Source excerpt
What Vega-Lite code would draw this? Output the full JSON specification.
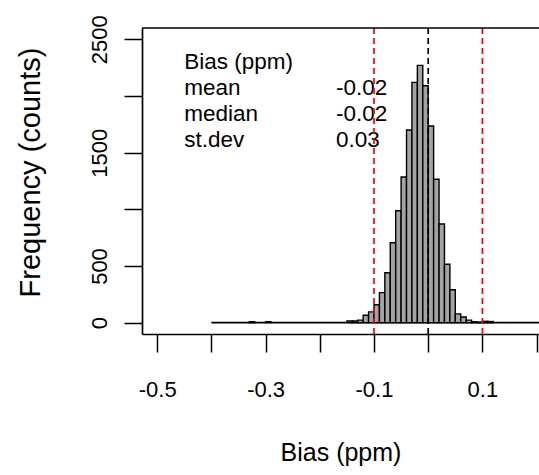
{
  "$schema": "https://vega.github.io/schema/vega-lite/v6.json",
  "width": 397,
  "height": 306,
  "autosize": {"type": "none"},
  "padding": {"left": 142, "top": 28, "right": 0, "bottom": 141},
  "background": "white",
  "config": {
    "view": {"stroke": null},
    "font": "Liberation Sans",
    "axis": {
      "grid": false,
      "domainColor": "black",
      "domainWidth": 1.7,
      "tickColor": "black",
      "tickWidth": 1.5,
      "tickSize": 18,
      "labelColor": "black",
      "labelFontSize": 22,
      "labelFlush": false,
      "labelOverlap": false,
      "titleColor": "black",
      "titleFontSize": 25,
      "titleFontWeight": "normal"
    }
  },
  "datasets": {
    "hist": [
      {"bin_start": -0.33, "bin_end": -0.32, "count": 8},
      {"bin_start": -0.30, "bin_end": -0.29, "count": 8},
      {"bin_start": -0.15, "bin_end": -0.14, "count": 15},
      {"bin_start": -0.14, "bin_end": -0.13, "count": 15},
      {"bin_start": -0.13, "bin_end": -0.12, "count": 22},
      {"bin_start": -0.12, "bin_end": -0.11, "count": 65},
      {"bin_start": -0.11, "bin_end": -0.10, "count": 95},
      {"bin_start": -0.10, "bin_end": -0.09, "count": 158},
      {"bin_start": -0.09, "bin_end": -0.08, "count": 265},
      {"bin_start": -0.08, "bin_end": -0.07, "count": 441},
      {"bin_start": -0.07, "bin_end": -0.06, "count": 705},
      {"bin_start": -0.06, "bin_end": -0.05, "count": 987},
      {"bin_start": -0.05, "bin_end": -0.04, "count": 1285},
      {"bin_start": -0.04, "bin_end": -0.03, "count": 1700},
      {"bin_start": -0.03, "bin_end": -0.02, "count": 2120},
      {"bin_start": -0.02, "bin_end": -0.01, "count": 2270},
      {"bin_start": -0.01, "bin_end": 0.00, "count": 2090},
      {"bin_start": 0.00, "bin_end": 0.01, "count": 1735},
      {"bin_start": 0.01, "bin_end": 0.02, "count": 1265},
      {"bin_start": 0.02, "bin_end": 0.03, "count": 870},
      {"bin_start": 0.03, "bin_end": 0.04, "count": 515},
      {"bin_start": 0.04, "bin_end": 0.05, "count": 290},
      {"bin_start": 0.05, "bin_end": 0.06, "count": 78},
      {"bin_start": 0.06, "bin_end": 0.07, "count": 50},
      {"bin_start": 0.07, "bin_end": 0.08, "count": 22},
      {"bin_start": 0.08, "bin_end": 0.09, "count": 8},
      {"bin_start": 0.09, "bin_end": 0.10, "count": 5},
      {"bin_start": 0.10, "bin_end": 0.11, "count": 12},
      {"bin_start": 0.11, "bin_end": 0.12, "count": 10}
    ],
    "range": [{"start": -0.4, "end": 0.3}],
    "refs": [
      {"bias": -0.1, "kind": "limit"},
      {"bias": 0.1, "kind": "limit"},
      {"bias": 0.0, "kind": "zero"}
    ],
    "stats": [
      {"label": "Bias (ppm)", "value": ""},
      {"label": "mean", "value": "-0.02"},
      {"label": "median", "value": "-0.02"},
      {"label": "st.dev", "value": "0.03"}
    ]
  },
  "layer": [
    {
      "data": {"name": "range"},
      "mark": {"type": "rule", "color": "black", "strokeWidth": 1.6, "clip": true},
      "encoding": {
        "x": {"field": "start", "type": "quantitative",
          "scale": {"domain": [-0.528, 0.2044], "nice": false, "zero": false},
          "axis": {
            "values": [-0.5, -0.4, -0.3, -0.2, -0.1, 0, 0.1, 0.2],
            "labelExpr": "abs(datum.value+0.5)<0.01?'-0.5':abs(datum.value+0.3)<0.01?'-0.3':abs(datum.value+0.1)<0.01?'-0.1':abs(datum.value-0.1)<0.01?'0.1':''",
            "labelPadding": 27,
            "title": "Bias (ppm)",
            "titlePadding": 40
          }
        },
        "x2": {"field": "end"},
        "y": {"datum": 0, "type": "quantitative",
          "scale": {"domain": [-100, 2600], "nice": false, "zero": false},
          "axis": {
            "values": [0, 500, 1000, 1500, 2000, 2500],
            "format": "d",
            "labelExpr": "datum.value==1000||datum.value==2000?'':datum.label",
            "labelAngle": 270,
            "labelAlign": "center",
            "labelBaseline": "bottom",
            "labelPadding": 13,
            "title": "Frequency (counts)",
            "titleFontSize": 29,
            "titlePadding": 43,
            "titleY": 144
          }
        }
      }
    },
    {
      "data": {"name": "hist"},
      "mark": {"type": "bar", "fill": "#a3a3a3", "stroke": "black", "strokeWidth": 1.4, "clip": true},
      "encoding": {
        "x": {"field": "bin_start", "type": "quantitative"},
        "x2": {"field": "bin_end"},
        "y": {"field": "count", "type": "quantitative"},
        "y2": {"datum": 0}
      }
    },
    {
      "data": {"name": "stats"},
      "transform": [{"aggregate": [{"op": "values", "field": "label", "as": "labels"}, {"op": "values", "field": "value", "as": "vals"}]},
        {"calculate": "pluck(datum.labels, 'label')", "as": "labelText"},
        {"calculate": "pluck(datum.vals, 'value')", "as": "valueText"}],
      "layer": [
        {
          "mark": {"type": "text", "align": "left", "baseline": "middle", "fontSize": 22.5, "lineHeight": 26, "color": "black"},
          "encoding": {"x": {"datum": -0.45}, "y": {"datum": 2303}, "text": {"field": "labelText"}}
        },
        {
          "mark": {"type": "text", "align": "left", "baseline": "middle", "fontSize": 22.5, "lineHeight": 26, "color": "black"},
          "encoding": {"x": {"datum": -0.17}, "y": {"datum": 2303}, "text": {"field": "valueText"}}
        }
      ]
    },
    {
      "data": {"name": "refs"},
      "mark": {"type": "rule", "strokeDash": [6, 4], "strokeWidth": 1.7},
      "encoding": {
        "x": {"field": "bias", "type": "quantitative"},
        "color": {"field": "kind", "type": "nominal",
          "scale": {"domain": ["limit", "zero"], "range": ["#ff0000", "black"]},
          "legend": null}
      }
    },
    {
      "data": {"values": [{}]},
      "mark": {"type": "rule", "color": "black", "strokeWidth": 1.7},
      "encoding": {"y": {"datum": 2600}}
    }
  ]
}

Required task
Omit the pictures, then quote the rest of the material above exactly.

Exercise output
What Vega-Lite code would draw this? Output the full JSON specification.
{
  "$schema": "https://vega.github.io/schema/vega-lite/v6.json",
  "width": 397,
  "height": 306,
  "autosize": {"type": "none"},
  "padding": {"left": 142, "top": 28, "right": 0, "bottom": 141},
  "background": "white",
  "config": {
    "view": {"stroke": null},
    "font": "Liberation Sans",
    "axis": {
      "grid": false,
      "domainColor": "black",
      "domainWidth": 1.7,
      "tickColor": "black",
      "tickWidth": 1.5,
      "tickSize": 18,
      "labelColor": "black",
      "labelFontSize": 22,
      "labelFlush": false,
      "labelOverlap": false,
      "titleColor": "black",
      "titleFontSize": 25,
      "titleFontWeight": "normal"
    }
  },
  "datasets": {
    "hist": [
      {"bin_start": -0.33, "bin_end": -0.32, "count": 8},
      {"bin_start": -0.30, "bin_end": -0.29, "count": 8},
      {"bin_start": -0.15, "bin_end": -0.14, "count": 15},
      {"bin_start": -0.14, "bin_end": -0.13, "count": 15},
      {"bin_start": -0.13, "bin_end": -0.12, "count": 22},
      {"bin_start": -0.12, "bin_end": -0.11, "count": 65},
      {"bin_start": -0.11, "bin_end": -0.10, "count": 95},
      {"bin_start": -0.10, "bin_end": -0.09, "count": 158},
      {"bin_start": -0.09, "bin_end": -0.08, "count": 265},
      {"bin_start": -0.08, "bin_end": -0.07, "count": 441},
      {"bin_start": -0.07, "bin_end": -0.06, "count": 705},
      {"bin_start": -0.06, "bin_end": -0.05, "count": 987},
      {"bin_start": -0.05, "bin_end": -0.04, "count": 1285},
      {"bin_start": -0.04, "bin_end": -0.03, "count": 1700},
      {"bin_start": -0.03, "bin_end": -0.02, "count": 2120},
      {"bin_start": -0.02, "bin_end": -0.01, "count": 2270},
      {"bin_start": -0.01, "bin_end": 0.00, "count": 2090},
      {"bin_start": 0.00, "bin_end": 0.01, "count": 1735},
      {"bin_start": 0.01, "bin_end": 0.02, "count": 1265},
      {"bin_start": 0.02, "bin_end": 0.03, "count": 870},
      {"bin_start": 0.03, "bin_end": 0.04, "count": 515},
      {"bin_start": 0.04, "bin_end": 0.05, "count": 290},
      {"bin_start": 0.05, "bin_end": 0.06, "count": 78},
      {"bin_start": 0.06, "bin_end": 0.07, "count": 50},
      {"bin_start": 0.07, "bin_end": 0.08, "count": 22},
      {"bin_start": 0.08, "bin_end": 0.09, "count": 8},
      {"bin_start": 0.09, "bin_end": 0.10, "count": 5},
      {"bin_start": 0.10, "bin_end": 0.11, "count": 12},
      {"bin_start": 0.11, "bin_end": 0.12, "count": 10}
    ],
    "range": [{"start": -0.4, "end": 0.3}],
    "refs": [
      {"bias": -0.1, "kind": "limit"},
      {"bias": 0.1, "kind": "limit"},
      {"bias": 0.0, "kind": "zero"}
    ],
    "stats": [
      {"label": "Bias (ppm)", "value": ""},
      {"label": "mean", "value": "-0.02"},
      {"label": "median", "value": "-0.02"},
      {"label": "st.dev", "value": "0.03"}
    ]
  },
  "layer": [
    {
      "data": {"name": "range"},
      "mark": {"type": "rule", "color": "black", "strokeWidth": 1.6, "clip": true},
      "encoding": {
        "x": {"field": "start", "type": "quantitative",
          "scale": {"domain": [-0.528, 0.2044], "nice": false, "zero": false},
          "axis": {
            "values": [-0.5, -0.4, -0.3, -0.2, -0.1, 0, 0.1, 0.2],
            "labelExpr": "abs(datum.value+0.5)<0.01?'-0.5':abs(datum.value+0.3)<0.01?'-0.3':abs(datum.value+0.1)<0.01?'-0.1':abs(datum.value-0.1)<0.01?'0.1':''",
            "labelPadding": 27,
            "title": "Bias (ppm)",
            "titlePadding": 40
          }
        },
        "x2": {"field": "end"},
        "y": {"datum": 0, "type": "quantitative",
          "scale": {"domain": [-100, 2600], "nice": false, "zero": false},
          "axis": {
            "values": [0, 500, 1000, 1500, 2000, 2500],
            "format": "d",
            "labelExpr": "datum.value==1000||datum.value==2000?'':datum.label",
            "labelAngle": 270,
            "labelAlign": "center",
            "labelBaseline": "bottom",
            "labelPadding": 13,
            "title": "Frequency (counts)",
            "titleFontSize": 29,
            "titlePadding": 43,
            "titleY": 144
          }
        }
      }
    },
    {
      "data": {"name": "hist"},
      "mark": {"type": "bar", "fill": "#a3a3a3", "stroke": "black", "strokeWidth": 1.4, "clip": true},
      "encoding": {
        "x": {"field": "bin_start", "type": "quantitative"},
        "x2": {"field": "bin_end"},
        "y": {"field": "count", "type": "quantitative"},
        "y2": {"datum": 0}
      }
    },
    {
      "data": {"name": "stats"},
      "transform": [{"aggregate": [{"op": "values", "field": "label", "as": "labels"}, {"op": "values", "field": "value", "as": "vals"}]},
        {"calculate": "pluck(datum.labels, 'label')", "as": "labelText"},
        {"calculate": "pluck(datum.vals, 'value')", "as": "valueText"}],
      "layer": [
        {
          "mark": {"type": "text", "align": "left", "baseline": "middle", "fontSize": 22.5, "lineHeight": 26, "color": "black"},
          "encoding": {"x": {"datum": -0.45}, "y": {"datum": 2303}, "text": {"field": "labelText"}}
        },
        {
          "mark": {"type": "text", "align": "left", "baseline": "middle", "fontSize": 22.5, "lineHeight": 26, "color": "black"},
          "encoding": {"x": {"datum": -0.17}, "y": {"datum": 2303}, "text": {"field": "valueText"}}
        }
      ]
    },
    {
      "data": {"name": "refs"},
      "mark": {"type": "rule", "strokeDash": [6, 4], "strokeWidth": 1.7},
      "encoding": {
        "x": {"field": "bias", "type": "quantitative"},
        "color": {"field": "kind", "type": "nominal",
          "scale": {"domain": ["limit", "zero"], "range": ["#ff0000", "black"]},
          "legend": null}
      }
    },
    {
      "data": {"values": [{}]},
      "mark": {"type": "rule", "color": "black", "strokeWidth": 1.7},
      "encoding": {"y": {"datum": 2600}}
    }
  ]
}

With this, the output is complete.